Sterling fell against a broadly firmer dollar on Friday, but analysts said it could build on this weeks recovery against a US currency weighed down by the US Federal Reserves plan to buy government debt. Sterling has gained over 3 percent against the greenback this week and is on track for its best performance since early February, mainly due to the Feds move to effectively create oodles of more dollars.
"(The fall in sterling/dollar) is not particularly surprising because there have been aggressive moves earlier in the week," Paul Robinson, chief sterling strategist at Barclays Capital, said. "Now the market needs time to take a breath".

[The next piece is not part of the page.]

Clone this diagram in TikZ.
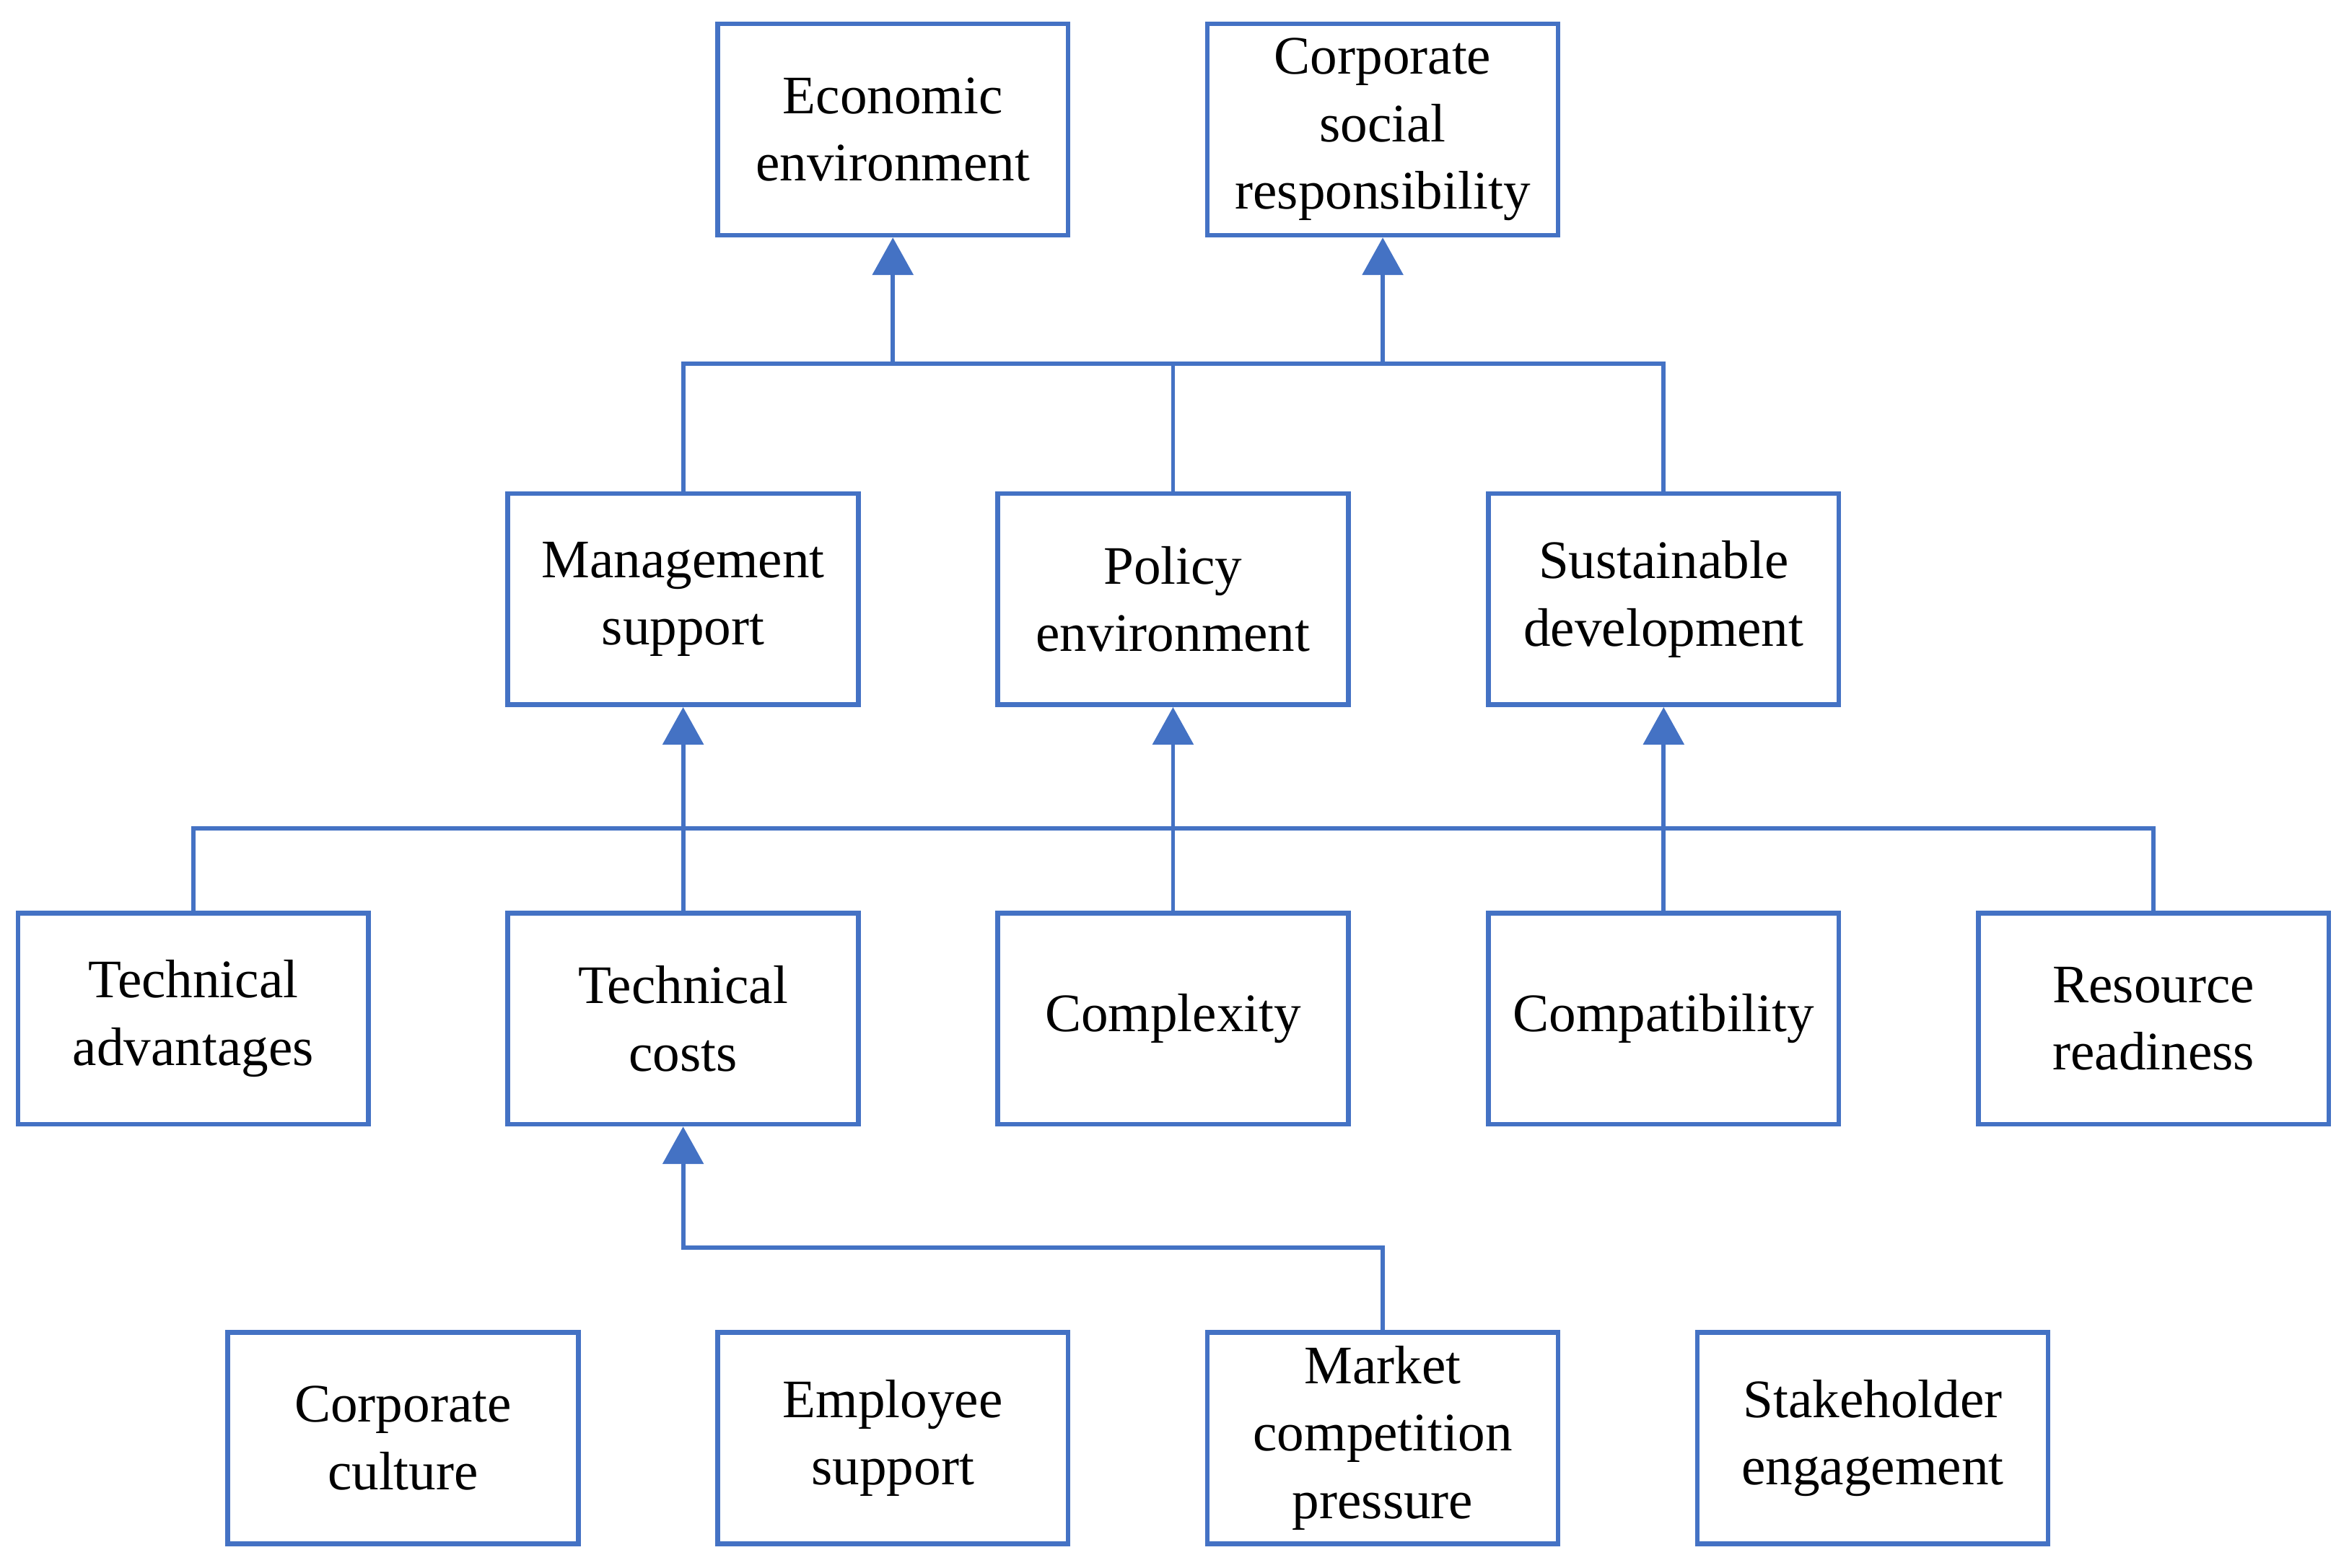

Against the single currency, the pound gained slightly, but it stayed not far off a seven-week low just shy of 95 pence per euro hit on Wednesday. The Fed shook markets on Wednesday with a decision to buy $300 billion of longer-term government debt, fanning concern that an expansion of its balance sheet beyond the current $2 trillion will lead to an increase in the supply of dollars.

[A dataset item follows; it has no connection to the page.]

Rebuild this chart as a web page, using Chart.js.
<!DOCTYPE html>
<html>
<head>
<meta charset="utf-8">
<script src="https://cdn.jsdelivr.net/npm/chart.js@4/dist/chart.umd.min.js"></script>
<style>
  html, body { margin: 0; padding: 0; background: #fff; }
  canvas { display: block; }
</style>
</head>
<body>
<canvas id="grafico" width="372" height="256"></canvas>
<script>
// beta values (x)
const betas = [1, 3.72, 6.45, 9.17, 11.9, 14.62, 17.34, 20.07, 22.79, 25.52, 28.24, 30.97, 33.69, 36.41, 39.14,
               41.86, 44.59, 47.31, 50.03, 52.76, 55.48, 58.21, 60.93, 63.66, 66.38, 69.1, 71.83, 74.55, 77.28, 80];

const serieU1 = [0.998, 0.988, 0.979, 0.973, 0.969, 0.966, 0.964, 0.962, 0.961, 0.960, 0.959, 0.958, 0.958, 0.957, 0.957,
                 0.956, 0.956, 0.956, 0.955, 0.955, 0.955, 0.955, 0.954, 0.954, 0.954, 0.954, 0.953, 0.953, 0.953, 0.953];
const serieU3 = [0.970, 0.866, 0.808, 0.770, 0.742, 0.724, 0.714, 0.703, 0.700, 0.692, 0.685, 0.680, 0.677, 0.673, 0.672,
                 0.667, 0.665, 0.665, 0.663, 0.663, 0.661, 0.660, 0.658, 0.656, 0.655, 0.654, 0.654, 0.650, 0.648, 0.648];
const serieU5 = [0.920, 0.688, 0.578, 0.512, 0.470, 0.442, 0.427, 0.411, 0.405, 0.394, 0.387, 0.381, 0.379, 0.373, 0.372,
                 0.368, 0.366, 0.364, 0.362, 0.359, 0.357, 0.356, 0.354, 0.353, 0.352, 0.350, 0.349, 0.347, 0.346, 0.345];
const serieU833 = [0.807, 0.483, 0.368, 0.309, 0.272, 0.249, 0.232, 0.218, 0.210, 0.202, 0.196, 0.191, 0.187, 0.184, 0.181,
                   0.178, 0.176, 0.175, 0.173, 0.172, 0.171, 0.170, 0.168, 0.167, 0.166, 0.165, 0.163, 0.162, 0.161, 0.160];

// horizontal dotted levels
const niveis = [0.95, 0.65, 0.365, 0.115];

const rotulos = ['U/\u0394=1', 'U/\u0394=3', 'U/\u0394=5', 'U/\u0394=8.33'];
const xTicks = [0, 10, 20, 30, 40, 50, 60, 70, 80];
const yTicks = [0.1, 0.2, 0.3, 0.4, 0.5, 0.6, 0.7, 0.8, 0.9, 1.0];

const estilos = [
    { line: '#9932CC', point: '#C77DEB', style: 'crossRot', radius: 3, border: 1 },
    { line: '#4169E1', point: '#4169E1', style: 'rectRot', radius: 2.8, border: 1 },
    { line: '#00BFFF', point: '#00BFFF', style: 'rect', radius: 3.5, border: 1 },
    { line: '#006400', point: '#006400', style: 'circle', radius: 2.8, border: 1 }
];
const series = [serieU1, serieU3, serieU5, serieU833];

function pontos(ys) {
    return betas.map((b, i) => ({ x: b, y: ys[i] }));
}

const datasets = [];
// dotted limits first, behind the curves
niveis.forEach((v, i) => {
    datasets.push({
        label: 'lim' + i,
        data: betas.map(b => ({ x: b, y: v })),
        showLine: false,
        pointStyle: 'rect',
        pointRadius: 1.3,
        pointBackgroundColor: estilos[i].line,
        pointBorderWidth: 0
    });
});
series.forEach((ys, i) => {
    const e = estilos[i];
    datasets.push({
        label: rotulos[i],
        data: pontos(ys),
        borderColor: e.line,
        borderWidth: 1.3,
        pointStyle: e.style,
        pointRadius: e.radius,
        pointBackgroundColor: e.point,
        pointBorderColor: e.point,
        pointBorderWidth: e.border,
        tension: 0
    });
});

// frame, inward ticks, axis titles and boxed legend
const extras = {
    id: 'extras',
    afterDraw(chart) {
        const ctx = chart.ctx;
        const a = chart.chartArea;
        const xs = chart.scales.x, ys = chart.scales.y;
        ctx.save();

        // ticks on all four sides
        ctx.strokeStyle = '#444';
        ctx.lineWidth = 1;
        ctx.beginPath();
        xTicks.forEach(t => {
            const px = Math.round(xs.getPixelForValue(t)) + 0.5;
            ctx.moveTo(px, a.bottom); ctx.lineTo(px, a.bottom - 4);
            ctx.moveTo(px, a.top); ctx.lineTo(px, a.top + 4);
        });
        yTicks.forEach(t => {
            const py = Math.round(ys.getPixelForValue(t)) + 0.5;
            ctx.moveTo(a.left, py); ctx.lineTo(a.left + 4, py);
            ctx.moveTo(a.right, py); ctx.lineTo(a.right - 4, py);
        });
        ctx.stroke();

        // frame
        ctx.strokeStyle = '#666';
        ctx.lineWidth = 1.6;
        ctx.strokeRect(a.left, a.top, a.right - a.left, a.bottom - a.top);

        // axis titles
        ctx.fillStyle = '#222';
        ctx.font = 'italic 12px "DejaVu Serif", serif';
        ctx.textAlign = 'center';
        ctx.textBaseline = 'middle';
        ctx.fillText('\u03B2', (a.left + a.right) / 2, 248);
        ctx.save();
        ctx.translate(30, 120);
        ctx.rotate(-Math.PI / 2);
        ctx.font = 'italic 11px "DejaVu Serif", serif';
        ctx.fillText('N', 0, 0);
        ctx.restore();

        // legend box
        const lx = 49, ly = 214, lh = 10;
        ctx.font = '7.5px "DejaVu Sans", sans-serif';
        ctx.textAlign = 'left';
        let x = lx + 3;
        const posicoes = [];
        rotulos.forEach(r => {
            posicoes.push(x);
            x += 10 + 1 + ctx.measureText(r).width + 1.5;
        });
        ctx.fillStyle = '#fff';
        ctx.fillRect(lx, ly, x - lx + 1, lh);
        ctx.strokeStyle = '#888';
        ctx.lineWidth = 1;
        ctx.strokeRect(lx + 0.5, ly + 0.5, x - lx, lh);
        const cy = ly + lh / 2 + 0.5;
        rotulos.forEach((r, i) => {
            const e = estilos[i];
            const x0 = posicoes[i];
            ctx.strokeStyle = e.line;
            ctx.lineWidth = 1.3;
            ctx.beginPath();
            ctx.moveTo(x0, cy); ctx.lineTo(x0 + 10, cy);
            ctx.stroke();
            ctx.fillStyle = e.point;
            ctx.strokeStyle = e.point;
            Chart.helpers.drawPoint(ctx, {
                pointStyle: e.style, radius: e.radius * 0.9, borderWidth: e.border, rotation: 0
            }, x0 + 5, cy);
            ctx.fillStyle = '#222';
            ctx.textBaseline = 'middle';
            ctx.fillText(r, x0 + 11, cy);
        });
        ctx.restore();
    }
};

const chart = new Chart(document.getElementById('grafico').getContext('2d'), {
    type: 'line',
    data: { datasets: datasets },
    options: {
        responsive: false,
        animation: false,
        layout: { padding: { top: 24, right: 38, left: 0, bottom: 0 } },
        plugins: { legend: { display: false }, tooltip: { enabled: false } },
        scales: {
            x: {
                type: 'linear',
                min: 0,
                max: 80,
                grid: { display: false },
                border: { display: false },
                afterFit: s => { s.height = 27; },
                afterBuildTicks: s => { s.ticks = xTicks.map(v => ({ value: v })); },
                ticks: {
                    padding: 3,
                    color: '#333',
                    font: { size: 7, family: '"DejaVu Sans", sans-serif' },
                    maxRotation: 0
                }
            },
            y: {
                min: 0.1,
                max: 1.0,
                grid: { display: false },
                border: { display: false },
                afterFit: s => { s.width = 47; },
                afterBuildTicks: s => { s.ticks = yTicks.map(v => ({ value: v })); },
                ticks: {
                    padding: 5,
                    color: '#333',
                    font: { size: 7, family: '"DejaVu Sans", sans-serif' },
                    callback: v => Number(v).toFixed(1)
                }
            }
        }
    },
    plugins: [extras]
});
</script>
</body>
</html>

By 1530 GMT, the pound fell 0.7 percent against dollar to $1.4411 after hitting a three-week high of $1.4596 on Thursday. The euro meanwhile fell 0.2 percent against the UK unit to 93.95 pence. Analysts believe, however, that the pounds falls against the dollar will be short-lived, with the US currency enjoying only a small and temporary reprieve after Thursdays hefty losses.
The greenback has fallen roughly 4.3 percent against a basket of currencies this week and is now heading for its biggest weekly decline since 1985. "What we are seeing is a trend of broad dollar weakness, a number of G10 currencies have strengthened, and sterling could be one of those beneficiaries," said Phyllis Papadavid, currency strategist at Societe Generale.

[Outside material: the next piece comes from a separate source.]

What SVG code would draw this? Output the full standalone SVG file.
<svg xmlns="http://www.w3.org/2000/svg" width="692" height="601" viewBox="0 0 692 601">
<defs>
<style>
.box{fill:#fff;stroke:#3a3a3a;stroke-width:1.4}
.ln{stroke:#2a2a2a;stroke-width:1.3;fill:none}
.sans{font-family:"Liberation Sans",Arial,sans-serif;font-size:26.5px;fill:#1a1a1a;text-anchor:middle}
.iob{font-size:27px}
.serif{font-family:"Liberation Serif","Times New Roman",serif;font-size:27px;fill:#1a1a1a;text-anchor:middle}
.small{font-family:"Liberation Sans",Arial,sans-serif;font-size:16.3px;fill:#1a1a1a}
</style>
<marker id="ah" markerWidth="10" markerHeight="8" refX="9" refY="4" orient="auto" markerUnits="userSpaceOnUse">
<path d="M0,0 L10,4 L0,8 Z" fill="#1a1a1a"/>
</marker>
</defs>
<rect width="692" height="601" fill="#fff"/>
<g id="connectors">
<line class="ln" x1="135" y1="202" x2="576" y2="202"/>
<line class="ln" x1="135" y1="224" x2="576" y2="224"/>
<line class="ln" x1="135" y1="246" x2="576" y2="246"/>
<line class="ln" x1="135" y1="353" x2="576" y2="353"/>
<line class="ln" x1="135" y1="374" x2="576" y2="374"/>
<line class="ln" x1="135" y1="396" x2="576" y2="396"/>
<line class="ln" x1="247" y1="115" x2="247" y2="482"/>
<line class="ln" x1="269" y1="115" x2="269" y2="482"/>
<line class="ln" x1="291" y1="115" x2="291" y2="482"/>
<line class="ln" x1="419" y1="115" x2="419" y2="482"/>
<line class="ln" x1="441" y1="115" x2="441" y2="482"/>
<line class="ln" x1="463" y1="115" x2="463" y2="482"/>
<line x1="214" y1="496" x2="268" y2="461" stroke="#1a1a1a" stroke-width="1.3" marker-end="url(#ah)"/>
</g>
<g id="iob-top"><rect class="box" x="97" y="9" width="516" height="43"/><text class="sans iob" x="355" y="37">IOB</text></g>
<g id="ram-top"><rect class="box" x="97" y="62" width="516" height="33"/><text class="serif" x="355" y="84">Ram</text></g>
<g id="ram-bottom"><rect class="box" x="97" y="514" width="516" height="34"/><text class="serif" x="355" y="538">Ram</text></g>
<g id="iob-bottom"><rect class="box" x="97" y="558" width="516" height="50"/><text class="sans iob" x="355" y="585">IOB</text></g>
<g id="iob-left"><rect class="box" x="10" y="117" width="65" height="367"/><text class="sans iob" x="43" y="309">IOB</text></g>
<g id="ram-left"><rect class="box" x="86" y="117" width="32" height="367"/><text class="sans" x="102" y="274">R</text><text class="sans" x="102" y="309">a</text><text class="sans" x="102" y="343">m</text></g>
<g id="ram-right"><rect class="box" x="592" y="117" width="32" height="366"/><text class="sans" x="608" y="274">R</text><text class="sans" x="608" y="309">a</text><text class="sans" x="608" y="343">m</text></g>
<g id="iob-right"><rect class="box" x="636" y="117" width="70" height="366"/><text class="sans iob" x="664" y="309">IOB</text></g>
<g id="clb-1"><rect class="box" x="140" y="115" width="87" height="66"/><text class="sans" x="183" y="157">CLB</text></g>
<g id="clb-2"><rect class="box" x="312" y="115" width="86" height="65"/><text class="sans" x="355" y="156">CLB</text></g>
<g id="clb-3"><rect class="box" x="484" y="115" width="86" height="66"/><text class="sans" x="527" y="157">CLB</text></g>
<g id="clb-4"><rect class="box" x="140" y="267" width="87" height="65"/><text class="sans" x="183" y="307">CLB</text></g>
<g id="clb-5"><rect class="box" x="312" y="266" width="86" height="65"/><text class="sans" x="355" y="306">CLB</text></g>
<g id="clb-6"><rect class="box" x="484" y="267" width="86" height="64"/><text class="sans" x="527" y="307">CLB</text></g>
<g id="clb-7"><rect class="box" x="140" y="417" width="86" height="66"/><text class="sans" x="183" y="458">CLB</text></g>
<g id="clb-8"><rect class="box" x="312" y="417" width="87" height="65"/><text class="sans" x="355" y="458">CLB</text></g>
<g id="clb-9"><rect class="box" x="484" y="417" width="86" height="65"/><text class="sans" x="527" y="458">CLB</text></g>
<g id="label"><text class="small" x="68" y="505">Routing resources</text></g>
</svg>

Sterling has been battered for months by a financial and economic crisis that has engulfed a UK economy heavily reliant on the banking and financial services sector. After dismal figures this week showing a record surge in UK unemployment and a CBI survey revealing that manufacturing orders fell at their fastest rate in 17 years, investors are now turning their attention to next weeks UK data releases.
Inflation figures for February are due for release Tuesday, followed by key retail sales numbers on Thursday and the final estimate of fourth quarter gross domestic product on Friday, alongside the current account balance.